Acacia leptocarpa, commonly known as slender-fruited wattle, mangarr mangal, malakmalak, matngala or wagiman in Australian Aboriginal languages, is a species of flowering plant in the family Fabaceae and is endemic to northern Australia. It is a tree, rarely a shrub, with dark grey to almost black bark, narrowly elliptic, sickle-shaped, shortened phyllodes, spikes heads of yellow to golden yellow flowers and curved, curled or twisted pods constricted between and raised over the seeds.

==Description==
Acacia leptocarpa is a tree that typically grows to a height of up to 15 m, rarely a shrub to 4 m, and has dark grey to almost black, 'ironbark' type bark and glabrous branchlets with lenticels. The phyllodes are narrowly elliptic, markedly sickle-shaped, shortened at both ends, mostly 110–200 mm long and 10–35 mm wide, thinly leathery with three prominent veins and a conspicuous gland near the base of the phyllode. The flowers are yellow to golden yellow and borne in spikes 35–95 mm long. Flowering occurs from May to October, and the pods are curved, coiled or twisted, 80–150 mm long, 2–35 mm wide, thinly leathery to papery, glabrous and slightly or variably constricted between, and raised over the seeds. The seeds are 3–4 mm long and dark brown with a massive, yellow-orange aril that is longer than the seed.

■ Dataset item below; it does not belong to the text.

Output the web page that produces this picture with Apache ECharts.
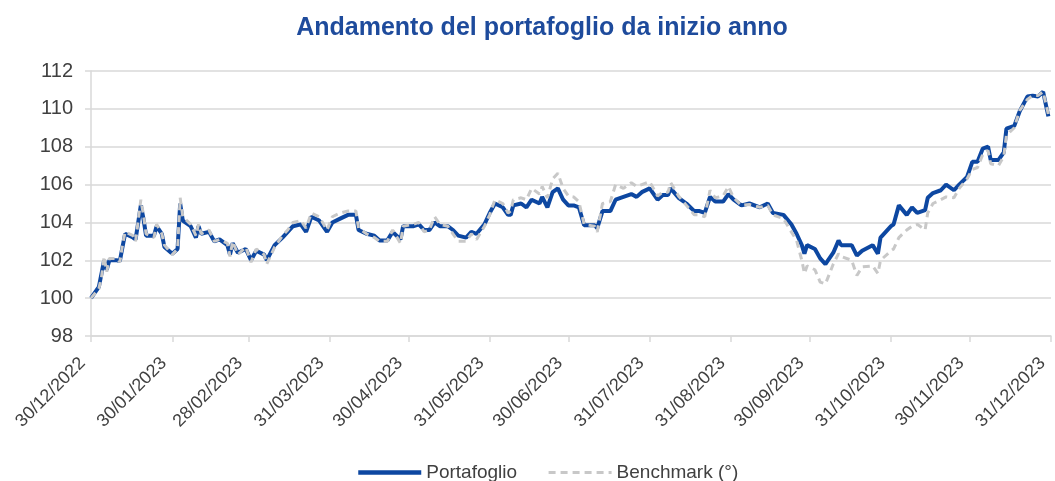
<!DOCTYPE html>
<html>
<head>
<meta charset="utf-8">
<script src="https://cdn.jsdelivr.net/npm/echarts@6/dist/echarts.min.js"></script>
<style>
  html, body { margin: 0; padding: 0; background: #ffffff; }
  #chart { width: 1055px; height: 481px; }
</style>
</head>
<body>
<div id="chart"></div>
<script>
// date di rilevazione
var dates = [
  '2022-12-30','2023-01-02','2023-01-03','2023-01-04','2023-01-05','2023-01-06','2023-01-09','2023-01-10','2023-01-11','2023-01-12',
  '2023-01-15','2023-01-16','2023-01-18','2023-01-19','2023-01-20','2023-01-23','2023-01-24','2023-01-26','2023-01-27','2023-01-30',
  '2023-02-01','2023-02-02','2023-02-03','2023-02-06','2023-02-08','2023-02-09','2023-02-10','2023-02-13','2023-02-15','2023-02-17',
  '2023-02-20','2023-02-21','2023-02-22','2023-02-24','2023-02-27','2023-03-01','2023-03-03','2023-03-06','2023-03-07','2023-03-10',
  '2023-03-13','2023-03-15','2023-03-17','2023-03-20','2023-03-22','2023-03-24','2023-03-27','2023-03-30','2023-04-01','2023-04-04',
  '2023-04-07','2023-04-10','2023-04-11','2023-04-14','2023-04-17','2023-04-19','2023-04-22','2023-04-24','2023-04-27','2023-04-28',
  '2023-05-02','2023-05-04','2023-05-06','2023-05-08','2023-05-10','2023-05-12','2023-05-15','2023-05-17','2023-05-19','2023-05-22',
  '2023-05-24','2023-05-26','2023-05-29','2023-05-31','2023-06-02','2023-06-05','2023-06-07','2023-06-08','2023-06-09','2023-06-12',
  '2023-06-14','2023-06-16','2023-06-19','2023-06-20','2023-06-22','2023-06-24','2023-06-26','2023-06-28','2023-06-30','2023-07-02',
  '2023-07-04','2023-07-06','2023-07-10','2023-07-11','2023-07-13','2023-07-16','2023-07-18','2023-07-21','2023-07-24','2023-07-26',
  '2023-07-28','2023-07-31','2023-08-03','2023-08-05','2023-08-07','2023-08-08','2023-08-11','2023-08-14','2023-08-17','2023-08-19',
  '2023-08-21','2023-08-23','2023-08-25','2023-08-28','2023-08-30','2023-09-01','2023-09-04','2023-09-07','2023-09-11','2023-09-14',
  '2023-09-16','2023-09-20','2023-09-23','2023-09-25','2023-09-27','2023-09-28','2023-09-29','2023-10-02','2023-10-04','2023-10-06',
  '2023-10-09','2023-10-11','2023-10-12','2023-10-16','2023-10-18','2023-10-20','2023-10-24','2023-10-26','2023-10-27','2023-10-31',
  '2023-11-01','2023-11-03','2023-11-06','2023-11-08','2023-11-10','2023-11-13','2023-11-14','2023-11-16','2023-11-19','2023-11-21',
  '2023-11-24','2023-11-26','2023-11-29','2023-12-01','2023-12-03','2023-12-05','2023-12-07','2023-12-08','2023-12-11','2023-12-13',
  '2023-12-14','2023-12-17','2023-12-19','2023-12-22','2023-12-24','2023-12-26','2023-12-28','2023-12-30'
];

var portafoglio = [
  100.0,100.6,101.3,102.0,101.5,102.0,102.0,101.95,102.7,103.4,
  103.2,103.1,104.9,104.2,103.3,103.3,103.8,103.4,102.7,102.35,
  102.6,105.0,104.1,103.8,103.2,103.8,103.4,103.5,103.0,103.1,
  102.8,102.3,102.9,102.4,102.6,102.0,102.5,102.3,102.0,102.8,
  103.2,103.5,103.8,103.9,103.5,104.3,104.1,103.5,104.0,104.2,
  104.4,104.4,103.6,103.4,103.3,103.05,103.05,103.5,103.1,103.8,
  103.8,103.9,103.6,103.6,104.0,103.8,103.8,103.6,103.3,103.2,
  103.5,103.4,103.9,104.5,105.0,104.8,104.4,104.4,104.9,105.0,
  104.8,105.2,105.0,105.35,104.8,105.6,105.8,105.2,104.9,104.9,
  104.8,103.85,103.85,103.7,104.6,104.6,105.2,105.35,105.5,105.35,
  105.6,105.8,105.2,105.45,105.45,105.8,105.3,105.0,104.6,104.6,
  104.5,105.35,105.1,105.1,105.5,105.2,104.9,105.0,104.8,105.0,
  104.5,104.4,103.9,103.4,102.8,102.35,102.8,102.6,102.1,101.8,
  102.4,103.05,102.8,102.8,102.25,102.5,102.8,102.35,103.2,103.8,
  103.9,104.9,104.4,104.8,104.5,104.65,105.3,105.55,105.7,106.0,
  105.7,106.0,106.4,107.2,107.2,107.9,108.0,107.3,107.3,107.7,
  108.95,109.1,109.85,110.65,110.7,110.65,110.9,109.6
];

var benchmark = [
  100.0,100.5,101.1,102.2,101.4,102.1,102.1,101.9,102.8,103.5,
  103.3,103.0,105.2,104.4,103.4,103.2,103.9,103.4,102.8,102.3,
  102.6,105.3,104.3,103.9,103.3,103.9,103.4,103.6,103.0,103.1,
  102.9,102.2,103.0,102.3,102.7,101.9,102.6,102.3,101.8,102.7,
  103.3,103.6,104.0,104.1,103.7,104.5,104.3,103.6,104.3,104.5,
  104.6,104.6,103.7,103.4,103.2,103.0,103.0,103.6,102.9,103.8,
  103.9,104.0,103.5,103.6,104.3,103.9,103.8,103.4,103.0,103.0,
  103.4,103.1,103.8,104.4,105.2,105.0,104.5,104.6,105.2,105.3,
  105.2,105.8,105.5,105.9,105.3,106.3,106.6,105.8,105.4,105.35,
  105.1,103.9,103.8,103.5,105.0,105.1,106.0,105.8,106.1,105.9,
  106.0,106.15,105.4,105.6,105.6,106.1,105.4,104.9,104.4,104.4,
  104.3,105.7,105.3,105.4,105.9,105.3,104.9,104.95,104.8,104.9,
  104.4,104.2,103.5,103.05,102.0,101.3,101.7,101.5,100.85,100.75,
  101.8,102.35,102.2,102.0,101.2,101.65,101.7,101.3,102.0,102.5,
  102.6,103.2,103.6,103.8,103.9,103.6,104.5,105.0,105.2,105.35,
  105.3,105.8,106.3,106.8,106.9,107.6,107.8,107.1,107.0,107.5,
  108.6,109.0,109.9,110.5,110.7,110.7,110.9,109.7
];

// etichette asse x (fine mese)
var tickLabels = [
  '30/12/2022','30/01/2023','28/02/2023','31/03/2023','30/04/2023','31/05/2023','30/06/2023',
  '31/07/2023','31/08/2023','30/09/2023','31/10/2023','30/11/2023','31/12/2023'
];

function labelToTime(s) {
  var p = s.split('/');
  return new Date(+p[2], +p[1] - 1, +p[0]).getTime();
}
function isoToTime(s) {
  var p = s.split('-');
  return new Date(+p[0], +p[1] - 1, +p[2]).getTime();
}
function pad(n) { return n < 10 ? '0' + n : '' + n; }

var tickValues = tickLabels.map(labelToTime);
var times = dates.map(isoToTime);

var chart = echarts.init(document.getElementById('chart'), null, { renderer: 'canvas' });

var option = {
  backgroundColor: '#ffffff',
  animation: false,
  textStyle: { fontFamily: 'Liberation Sans, Arial, sans-serif' },
  title: {
    text: 'Andamento del portafoglio da inizio anno',
    left: 537,
    textAlign: 'center',
    top: 11,
    textStyle: { color: '#1e4b9c', fontSize: 25, fontWeight: 'bold', fontFamily: 'Liberation Sans, Arial, sans-serif' }
  },
  legend: {
    top: 458,
    left: 351,
    itemWidth: 63,
    itemHeight: 14,
    itemGap: 30,
    itemStyle: { opacity: 0 },
    textStyle: { color: '#404040', fontSize: 19 },
    data: [
      { name: 'Portafoglio', lineStyle: { width: 4.5 } },
      { name: 'Benchmark (°)', lineStyle: { width: 3, type: [7, 5] } }
    ]
  },
  grid: { left: 91, right: 4, top: 71, bottom: 145, containLabel: false },
  xAxis: {
    type: 'value',
    min: tickValues[0],
    max: tickValues[tickValues.length - 1],
    axisLine: { show: true, lineStyle: { color: '#d9d9d9', width: 1.5 } },
    axisTick: { show: true, length: 6, lineStyle: { color: '#d9d9d9', width: 1.5 }, customValues: tickValues },
    splitLine: { show: false },
    axisLabel: {
      customValues: tickValues,
      rotate: 45,
      margin: 16,
      padding: [0, 12, 0, 0],
      color: '#404040',
      fontSize: 18,
      formatter: function (val) {
        var d = new Date(val);
        return pad(d.getDate()) + '/' + pad(d.getMonth() + 1) + '/' + d.getFullYear();
      }
    }
  },
  yAxis: {
    type: 'value',
    min: 98,
    max: 112,
    interval: 2,
    axisLine: { show: true, lineStyle: { color: '#d9d9d9', width: 1.5 } },
    axisTick: { show: true, length: 6, lineStyle: { color: '#d9d9d9', width: 1.5 } },
    splitLine: { lineStyle: { color: '#d9d9d9', width: 1.5 } },
    axisLabel: { color: '#404040', fontSize: 20, margin: 18 }
  },
  series: [
    {
      name: 'Portafoglio',
      type: 'line',
      showSymbol: false,
      symbol: 'none',
      data: times.map(function (t, i) { return [t, portafoglio[i]]; }),
      lineStyle: { color: '#0d47a1', width: 4 },
      itemStyle: { color: '#0d47a1' },
      z: 2
    },
    {
      name: 'Benchmark (°)',
      type: 'line',
      showSymbol: false,
      symbol: 'none',
      data: times.map(function (t, i) { return [t, benchmark[i]]; }),
      lineStyle: { color: '#c8c8c8', width: 3, type: [7, 5] },
      itemStyle: { color: '#c8c8c8' },
      z: 3
    }
  ]
};

chart.setOption(option);
</script>
</body>
</html>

Acacia leptocarpa resembles A. cowleana and A. elachantha but has glabrous and thinner phyllodes and longer, more curved pods. It is thought to be allied with A. tropica and A. cretata. The seed pods appear very similar to those of A. gardneri.

==Taxonomy==
Acacia leptocarpa was first formally described in 1842 by the George Bentham in Hooker's London Journal of Botany, from an unpublished manuscript by Allan Cunningham of specimens collected between the Endeavour River and Cape Flinders in Queensland in 1820. The specific epithet (leptocarpa) means 'thin-fruited' referring to the thin seed pods.

==Distribution and habitat==
This species of wattle is mostly found in open forest, occasionally in monsoon forest and rainforest margins from Carlton Hill Station in the Kimberley region of Western Australia and eastwards across the Top End of the Northern Territory including its offshore islands, to Cape York Peninsula and south to southern Central Queensland where it is found along the margins of watercourses and swampy areas growing in sandy or rocky soils occasionally around laterite in open Eucalyptus or Melaleuca woodland.